Well, looks like this week on The Bachelor, Caesar was finally stabbed – er, I mean, Tierra was finally sent home. While she didn’t necessarily control everyone as Regina George controlled her minions in the infamous movie, Mean Girls, Tierra arguably had some incredible manipulation skills that held some type of power (spell) over our Beloved Sean.

But – we shall approach that happiest of decisions later on.

This week, the girls (now down to Desiree, Katharine, Lesley, Lindsay, AshLee, and Tierra) and Sean were treated to the beautiful island of St. Croix in the Virgin Islands. Ahh, yes, love was definitely in the tropical air – as were tears, inevitably, as each episode surely brings us. If not from the girls being sent home, but from our surely dependable and psychotic contestant, Tierra.

“How many times do you get to fly into St. Croix on a sea plane?” Never? Yeah, that’s what I thought. Thanks for pointing that out, Sean.

st-croix-pic-11

Also, I liked Lesley’s line, “You could totally fall in love here – it’s so romantic.” Well, lady, I damn sure hope you could, because if you can’t fall in love here, you can’t fall in love anywhere.

The first one to receive a date card is a fan favorite and a tortured soul – AshLee. But before she could even get excited about it, one could hear an annoying buzz in the corner… Tierra, stating, “The cougar’s back in town.” Um, 1. No one asked you to speak; 2. Rude; 3. No one asked you to speak. I would love if The Bachelor did follow ups on contestants who don’t win to see where they are now, or five years from their show. I’d dig seeing if Tierra even got close to roping in a man after this season premiered of her being no less than a crazy person.

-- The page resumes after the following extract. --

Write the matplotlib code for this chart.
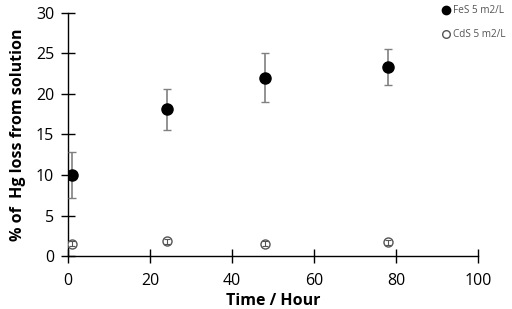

The orphan-turned-love-hopeful made strides last episode when she took a plunge with Sean by offering him to blindfold her.

… yeah.

But this episode, viewers were treated to a much more exciting plunge (that didn’t make us uncomfortable to watch) – one from off the top of a yacht and into the clear blue waters of St. Croix. And then the viewers collectively sighed.